THE CONTEXT, THE LESSON
In brief, that set of argument went something like this: Singling out California’s publicly owned golf courses among the state’s multiplicity of park/ recreation/green functions for subsidized development raises serious questions about settled California law (Surplus Land Act and Public Park Preservation Act); depletes green space in precisely those communities already deemed “park-poor”; creates the slipperiest of slopes for other longstanding members of the California active recreational community; excommunicates golf from the park/recreation family of which it has been a part in California for more than 100 years; promises scant housing at very high cost; and scapegoats a popular, healthful, socially and environmentally valuable recreational activity, cutting off access to juniors, retirees, women and racial and ethnic minority golfers, precisely those who most benefit from the affordability and accessibility that municipal courses have offered for more than 100 years in California. And it does all of this per premises about public golf in California that are demonstrably false.
Nary a financial or economic argument in there. The “what” offered by the “we” referenced some settled California law, but all else was community, environment, health, people and “facts” offered by the proponents of the bill that were anything but. Indeed, they were demonstrably false.
The lesson here? First, a small fact to put the discussion in proper context. There are 960 golf courses in California. Added together, they constitute 144,000 acres. The Santa Monica Mountains Conservancy, which is located substantially within the city limits of Los Angeles, protects 155,000 acres from all forms of development. The argument for that protection certainly isn’t a financial one, nor is it one for the mitigation of Los Angeles’ acute housing shortage!
And neither are any of the arguments for the public interest served by the limited stock of public golf courses remaining in California. Remember, California is dead last of the 50 states in public golf availability, and Los Angeles and Orange Counties are dead last in this dead last state. Both are not far behind if they are behind at all in terms of other forms of park, green and open space.

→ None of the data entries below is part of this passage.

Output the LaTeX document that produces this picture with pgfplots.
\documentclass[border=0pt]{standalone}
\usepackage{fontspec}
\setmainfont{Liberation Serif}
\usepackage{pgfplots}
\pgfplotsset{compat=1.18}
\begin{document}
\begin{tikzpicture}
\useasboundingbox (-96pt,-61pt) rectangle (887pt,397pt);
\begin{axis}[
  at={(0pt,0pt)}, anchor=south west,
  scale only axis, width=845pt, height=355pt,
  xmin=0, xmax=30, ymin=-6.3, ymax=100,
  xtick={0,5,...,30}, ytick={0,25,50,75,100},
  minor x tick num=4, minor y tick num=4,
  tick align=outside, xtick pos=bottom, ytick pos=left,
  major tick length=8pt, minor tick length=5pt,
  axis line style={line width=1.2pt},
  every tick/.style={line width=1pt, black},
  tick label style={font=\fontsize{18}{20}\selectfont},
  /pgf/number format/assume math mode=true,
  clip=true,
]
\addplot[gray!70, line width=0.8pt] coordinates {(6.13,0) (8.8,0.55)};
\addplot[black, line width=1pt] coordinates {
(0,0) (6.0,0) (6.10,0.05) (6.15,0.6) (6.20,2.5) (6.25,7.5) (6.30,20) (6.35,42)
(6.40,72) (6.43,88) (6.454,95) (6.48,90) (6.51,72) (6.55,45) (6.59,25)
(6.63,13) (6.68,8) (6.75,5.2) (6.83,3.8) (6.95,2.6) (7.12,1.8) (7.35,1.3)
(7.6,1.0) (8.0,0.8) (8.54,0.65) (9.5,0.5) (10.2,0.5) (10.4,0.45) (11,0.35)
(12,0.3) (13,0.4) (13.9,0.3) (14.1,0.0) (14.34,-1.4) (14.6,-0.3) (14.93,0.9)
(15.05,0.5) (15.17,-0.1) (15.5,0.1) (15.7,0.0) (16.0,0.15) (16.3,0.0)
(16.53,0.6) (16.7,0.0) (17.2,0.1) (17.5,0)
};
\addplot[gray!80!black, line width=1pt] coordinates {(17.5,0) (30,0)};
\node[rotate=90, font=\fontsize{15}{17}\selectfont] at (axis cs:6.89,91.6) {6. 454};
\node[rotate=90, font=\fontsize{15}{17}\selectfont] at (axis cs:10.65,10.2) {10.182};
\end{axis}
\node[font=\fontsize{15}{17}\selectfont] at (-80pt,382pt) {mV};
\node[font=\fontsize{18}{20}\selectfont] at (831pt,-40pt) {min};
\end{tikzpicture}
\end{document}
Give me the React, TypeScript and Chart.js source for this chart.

There is considerably more to quality lives and quality communities than highest and best economic use, and golf is very much part of that “more.” When the subject is land use in a densely packed, park-poor environment, that “more” should always be the object of the discussion, and the leaders of the discussion should always be the “we” of the rank-and-file millions who play the game. To do otherwise is to act contrary to golf’s interest.